HR’s destiny lies in its own hands

People, it seems, are not flavour of the month. While the government plans to sideline people reporting in company reports, despite the recommendations of its own taskforce, the Department for Work and Pensions has left staff feeling under-valued as it implements a massive change programme.

The findings of the survey make for grim reading. Of the 57 per cent of staff who took part, only one in five said they felt valued at work. For only 18 per cent of staff to have faith in senior management suggests that there is a serious rift between the top and bottom of the organisation. Even worse, only 15 per cent of DWP staff feel managers will act to remedy the problems identified in the survey.

Regardless of whether HR has a voice on the board, or is invited to contribute people information for use in Operating and Financial Reviews (see page 1), its fundamental role is to ensure that people policies make sense and that managers are given the tools and the training to do the job properly. Clearly this is not happening at the DWP.

If HR is to be taken seriously as a business function, it is in just this kind of situation that it needs to rise to the challenge and take charge. Ensuring that managers are communicating with staff and doing what they should be doing to help the organisation run more efficiently must be a key part of the HR role.

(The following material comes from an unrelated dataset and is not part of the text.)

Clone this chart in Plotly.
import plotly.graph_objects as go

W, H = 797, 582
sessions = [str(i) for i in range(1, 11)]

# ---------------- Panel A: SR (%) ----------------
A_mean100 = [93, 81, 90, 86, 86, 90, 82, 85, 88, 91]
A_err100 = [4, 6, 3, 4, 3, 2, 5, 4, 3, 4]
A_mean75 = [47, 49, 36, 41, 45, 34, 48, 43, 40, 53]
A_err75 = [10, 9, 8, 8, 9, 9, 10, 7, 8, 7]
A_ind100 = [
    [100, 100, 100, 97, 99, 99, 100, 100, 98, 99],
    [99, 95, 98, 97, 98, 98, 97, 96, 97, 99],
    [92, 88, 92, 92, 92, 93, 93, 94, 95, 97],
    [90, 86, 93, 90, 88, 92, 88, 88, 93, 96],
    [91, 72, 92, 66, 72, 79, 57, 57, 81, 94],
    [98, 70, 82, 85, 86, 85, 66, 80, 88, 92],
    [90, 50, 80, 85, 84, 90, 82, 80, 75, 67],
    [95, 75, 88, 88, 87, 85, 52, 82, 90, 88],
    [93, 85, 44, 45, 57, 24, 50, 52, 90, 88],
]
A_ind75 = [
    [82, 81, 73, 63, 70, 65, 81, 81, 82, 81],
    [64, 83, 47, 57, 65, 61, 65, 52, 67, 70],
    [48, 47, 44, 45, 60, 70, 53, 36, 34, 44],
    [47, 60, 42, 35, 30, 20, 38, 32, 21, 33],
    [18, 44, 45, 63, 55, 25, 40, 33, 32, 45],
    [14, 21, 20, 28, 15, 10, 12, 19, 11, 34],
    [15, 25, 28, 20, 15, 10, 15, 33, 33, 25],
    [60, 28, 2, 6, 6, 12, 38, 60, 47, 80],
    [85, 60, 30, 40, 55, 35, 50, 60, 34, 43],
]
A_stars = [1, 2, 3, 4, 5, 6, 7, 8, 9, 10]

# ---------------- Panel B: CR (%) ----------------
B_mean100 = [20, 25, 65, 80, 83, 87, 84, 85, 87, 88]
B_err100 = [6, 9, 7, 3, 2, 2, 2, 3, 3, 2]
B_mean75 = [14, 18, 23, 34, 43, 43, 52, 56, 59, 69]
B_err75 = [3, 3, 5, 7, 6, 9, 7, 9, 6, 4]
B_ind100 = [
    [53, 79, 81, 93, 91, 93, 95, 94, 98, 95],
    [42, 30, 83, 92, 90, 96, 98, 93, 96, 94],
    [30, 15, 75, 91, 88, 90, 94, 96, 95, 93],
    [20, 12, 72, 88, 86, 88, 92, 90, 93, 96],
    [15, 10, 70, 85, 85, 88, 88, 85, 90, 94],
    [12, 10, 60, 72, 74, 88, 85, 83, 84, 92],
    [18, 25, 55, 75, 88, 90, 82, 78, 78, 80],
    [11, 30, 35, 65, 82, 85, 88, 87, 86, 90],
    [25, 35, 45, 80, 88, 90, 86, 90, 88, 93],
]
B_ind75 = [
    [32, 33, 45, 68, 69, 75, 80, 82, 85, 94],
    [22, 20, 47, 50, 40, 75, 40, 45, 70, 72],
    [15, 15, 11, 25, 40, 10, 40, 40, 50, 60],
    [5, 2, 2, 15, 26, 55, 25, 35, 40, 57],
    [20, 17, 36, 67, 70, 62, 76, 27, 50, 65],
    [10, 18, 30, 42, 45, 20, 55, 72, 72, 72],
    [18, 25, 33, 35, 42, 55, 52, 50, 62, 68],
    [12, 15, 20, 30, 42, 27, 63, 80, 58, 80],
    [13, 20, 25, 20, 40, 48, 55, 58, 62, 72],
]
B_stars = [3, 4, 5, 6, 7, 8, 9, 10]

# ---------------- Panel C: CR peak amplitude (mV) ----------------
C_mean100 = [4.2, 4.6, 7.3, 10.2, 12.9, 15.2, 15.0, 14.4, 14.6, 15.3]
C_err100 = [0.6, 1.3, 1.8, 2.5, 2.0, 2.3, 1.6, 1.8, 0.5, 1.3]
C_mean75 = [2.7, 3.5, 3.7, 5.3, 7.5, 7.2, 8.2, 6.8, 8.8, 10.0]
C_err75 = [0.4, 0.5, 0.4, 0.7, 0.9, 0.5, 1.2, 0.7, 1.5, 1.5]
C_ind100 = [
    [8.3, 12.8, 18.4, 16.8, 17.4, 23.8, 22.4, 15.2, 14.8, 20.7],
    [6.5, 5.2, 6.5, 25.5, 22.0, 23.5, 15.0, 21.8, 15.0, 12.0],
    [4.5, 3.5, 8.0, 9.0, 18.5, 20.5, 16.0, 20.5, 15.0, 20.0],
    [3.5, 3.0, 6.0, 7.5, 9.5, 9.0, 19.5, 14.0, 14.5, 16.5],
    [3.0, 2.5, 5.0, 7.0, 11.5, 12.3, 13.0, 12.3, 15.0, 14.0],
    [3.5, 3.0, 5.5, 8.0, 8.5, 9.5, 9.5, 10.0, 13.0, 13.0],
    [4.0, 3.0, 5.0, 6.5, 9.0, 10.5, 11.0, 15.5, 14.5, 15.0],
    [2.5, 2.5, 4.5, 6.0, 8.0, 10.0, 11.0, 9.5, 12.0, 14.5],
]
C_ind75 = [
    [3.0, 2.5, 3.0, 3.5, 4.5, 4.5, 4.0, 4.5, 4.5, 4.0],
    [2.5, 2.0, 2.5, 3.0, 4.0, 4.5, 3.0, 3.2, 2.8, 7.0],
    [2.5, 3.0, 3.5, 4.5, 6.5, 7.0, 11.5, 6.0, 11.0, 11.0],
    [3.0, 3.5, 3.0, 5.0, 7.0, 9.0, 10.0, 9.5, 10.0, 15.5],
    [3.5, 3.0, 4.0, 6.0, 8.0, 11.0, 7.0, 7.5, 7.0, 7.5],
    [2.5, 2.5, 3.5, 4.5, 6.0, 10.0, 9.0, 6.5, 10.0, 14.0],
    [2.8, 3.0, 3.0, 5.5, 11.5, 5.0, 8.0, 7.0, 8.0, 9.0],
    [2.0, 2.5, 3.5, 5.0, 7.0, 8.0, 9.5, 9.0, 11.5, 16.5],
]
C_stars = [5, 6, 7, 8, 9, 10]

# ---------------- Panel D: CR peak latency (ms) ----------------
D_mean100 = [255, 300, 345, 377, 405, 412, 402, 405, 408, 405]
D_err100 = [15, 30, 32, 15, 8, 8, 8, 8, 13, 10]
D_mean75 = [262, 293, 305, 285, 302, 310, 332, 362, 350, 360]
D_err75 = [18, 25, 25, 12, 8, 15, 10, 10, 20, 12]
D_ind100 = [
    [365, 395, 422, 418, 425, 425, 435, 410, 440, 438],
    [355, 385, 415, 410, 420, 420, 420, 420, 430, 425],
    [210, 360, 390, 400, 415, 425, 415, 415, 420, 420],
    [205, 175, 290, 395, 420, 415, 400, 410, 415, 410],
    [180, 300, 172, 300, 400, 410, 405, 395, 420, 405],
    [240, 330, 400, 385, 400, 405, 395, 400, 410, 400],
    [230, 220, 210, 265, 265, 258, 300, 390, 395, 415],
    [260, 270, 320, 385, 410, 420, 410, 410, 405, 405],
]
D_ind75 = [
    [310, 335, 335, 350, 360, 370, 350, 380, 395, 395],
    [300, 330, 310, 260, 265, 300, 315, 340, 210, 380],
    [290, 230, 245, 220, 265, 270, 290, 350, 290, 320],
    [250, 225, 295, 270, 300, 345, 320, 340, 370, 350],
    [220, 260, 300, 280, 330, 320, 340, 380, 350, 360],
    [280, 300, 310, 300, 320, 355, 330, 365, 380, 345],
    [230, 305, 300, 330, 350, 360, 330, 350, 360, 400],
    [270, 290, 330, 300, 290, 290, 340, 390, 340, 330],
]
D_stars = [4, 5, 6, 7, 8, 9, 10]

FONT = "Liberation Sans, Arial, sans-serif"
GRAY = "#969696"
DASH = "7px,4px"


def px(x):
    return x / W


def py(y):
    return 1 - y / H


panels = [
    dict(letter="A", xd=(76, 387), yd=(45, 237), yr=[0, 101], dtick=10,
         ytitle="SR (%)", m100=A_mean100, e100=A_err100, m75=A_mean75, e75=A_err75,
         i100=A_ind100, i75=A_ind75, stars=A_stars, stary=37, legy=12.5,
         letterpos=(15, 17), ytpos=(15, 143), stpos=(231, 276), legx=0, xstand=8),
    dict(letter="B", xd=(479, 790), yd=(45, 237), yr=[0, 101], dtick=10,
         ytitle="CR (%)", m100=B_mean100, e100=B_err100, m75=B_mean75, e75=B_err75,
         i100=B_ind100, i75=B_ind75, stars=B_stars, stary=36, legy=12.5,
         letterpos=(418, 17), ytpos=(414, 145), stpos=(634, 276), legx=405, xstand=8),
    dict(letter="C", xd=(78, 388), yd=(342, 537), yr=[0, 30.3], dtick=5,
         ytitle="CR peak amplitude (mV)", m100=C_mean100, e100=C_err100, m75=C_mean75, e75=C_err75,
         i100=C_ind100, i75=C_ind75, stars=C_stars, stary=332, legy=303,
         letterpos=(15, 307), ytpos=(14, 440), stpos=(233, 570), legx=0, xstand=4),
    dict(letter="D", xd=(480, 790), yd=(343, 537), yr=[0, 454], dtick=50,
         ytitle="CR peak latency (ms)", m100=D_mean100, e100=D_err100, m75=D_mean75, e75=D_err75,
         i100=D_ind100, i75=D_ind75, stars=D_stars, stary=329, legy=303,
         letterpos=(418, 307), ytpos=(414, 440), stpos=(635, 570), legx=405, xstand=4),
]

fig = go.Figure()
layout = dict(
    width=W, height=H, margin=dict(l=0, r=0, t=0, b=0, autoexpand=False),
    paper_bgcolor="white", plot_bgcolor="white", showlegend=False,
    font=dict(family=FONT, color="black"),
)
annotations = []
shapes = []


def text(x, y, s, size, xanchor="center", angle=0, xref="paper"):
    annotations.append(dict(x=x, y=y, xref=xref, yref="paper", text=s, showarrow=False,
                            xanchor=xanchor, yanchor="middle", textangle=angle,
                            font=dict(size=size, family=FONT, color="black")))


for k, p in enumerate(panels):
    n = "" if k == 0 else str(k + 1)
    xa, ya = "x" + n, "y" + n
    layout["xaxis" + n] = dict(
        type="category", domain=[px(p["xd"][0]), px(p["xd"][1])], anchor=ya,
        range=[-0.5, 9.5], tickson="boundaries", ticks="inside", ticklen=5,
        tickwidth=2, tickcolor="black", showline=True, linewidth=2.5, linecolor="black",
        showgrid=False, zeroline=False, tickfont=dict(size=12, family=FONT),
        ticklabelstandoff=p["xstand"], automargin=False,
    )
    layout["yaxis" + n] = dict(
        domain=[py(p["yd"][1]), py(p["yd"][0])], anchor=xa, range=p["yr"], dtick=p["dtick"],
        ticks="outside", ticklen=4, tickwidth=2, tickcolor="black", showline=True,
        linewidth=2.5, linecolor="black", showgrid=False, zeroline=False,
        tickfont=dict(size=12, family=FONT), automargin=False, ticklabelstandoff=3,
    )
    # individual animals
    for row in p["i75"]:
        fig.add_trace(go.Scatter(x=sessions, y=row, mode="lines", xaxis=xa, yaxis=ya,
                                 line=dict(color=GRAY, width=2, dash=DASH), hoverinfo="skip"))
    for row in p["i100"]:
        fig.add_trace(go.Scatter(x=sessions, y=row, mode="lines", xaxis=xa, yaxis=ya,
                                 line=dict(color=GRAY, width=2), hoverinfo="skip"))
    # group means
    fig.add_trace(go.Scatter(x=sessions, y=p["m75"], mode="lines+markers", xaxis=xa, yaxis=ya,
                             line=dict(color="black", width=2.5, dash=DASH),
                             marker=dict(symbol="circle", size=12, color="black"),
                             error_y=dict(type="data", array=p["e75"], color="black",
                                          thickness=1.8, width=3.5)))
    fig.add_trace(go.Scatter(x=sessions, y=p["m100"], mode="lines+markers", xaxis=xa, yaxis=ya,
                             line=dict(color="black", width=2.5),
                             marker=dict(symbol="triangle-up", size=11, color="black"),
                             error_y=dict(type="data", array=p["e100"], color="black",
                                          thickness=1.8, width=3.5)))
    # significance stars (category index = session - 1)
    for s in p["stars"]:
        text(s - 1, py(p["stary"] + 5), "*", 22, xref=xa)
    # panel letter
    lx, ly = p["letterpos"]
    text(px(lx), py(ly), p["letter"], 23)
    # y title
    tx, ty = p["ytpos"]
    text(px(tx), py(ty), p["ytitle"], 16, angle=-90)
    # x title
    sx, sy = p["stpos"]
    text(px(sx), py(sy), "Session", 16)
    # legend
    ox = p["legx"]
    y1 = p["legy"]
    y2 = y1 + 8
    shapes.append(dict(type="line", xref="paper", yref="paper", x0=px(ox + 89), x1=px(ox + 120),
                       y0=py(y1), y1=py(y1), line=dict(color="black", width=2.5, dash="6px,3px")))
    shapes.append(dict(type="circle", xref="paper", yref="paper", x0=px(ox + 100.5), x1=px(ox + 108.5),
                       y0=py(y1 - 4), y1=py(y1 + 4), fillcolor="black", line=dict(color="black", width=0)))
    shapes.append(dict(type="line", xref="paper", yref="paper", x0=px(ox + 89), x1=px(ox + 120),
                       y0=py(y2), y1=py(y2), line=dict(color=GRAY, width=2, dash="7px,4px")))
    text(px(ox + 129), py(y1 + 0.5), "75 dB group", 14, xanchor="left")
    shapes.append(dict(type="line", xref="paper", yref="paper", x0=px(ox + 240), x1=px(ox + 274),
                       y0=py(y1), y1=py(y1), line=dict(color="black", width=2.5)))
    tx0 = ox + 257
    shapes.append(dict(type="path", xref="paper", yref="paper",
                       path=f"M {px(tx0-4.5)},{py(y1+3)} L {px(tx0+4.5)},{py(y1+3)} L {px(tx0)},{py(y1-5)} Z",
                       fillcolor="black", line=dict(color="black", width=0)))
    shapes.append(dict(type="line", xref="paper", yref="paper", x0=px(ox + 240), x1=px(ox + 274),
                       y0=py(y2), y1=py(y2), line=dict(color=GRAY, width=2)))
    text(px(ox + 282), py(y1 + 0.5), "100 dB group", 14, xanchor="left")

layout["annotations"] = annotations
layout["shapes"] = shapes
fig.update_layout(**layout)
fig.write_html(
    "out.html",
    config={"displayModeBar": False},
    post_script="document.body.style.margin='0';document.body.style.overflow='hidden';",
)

The identification, development and appraisal of managers is critical, not only for the wider organisation, but for the development of HR as a function.

But how can HR push policy down the line if the line is not capable of making it work? No wonder top-level executives and, indeed, the government, regard HR as something that can easily be ignored.

Time and again the best HR policies fall down because managers lack the skills to put policy into practice. In the case of the DWP, the situation has been exacerbated by a huge change programme – a scenario that requires senior managers with vision and leadership and highly skilled managers who can make the vision a reality by bringing staff with them.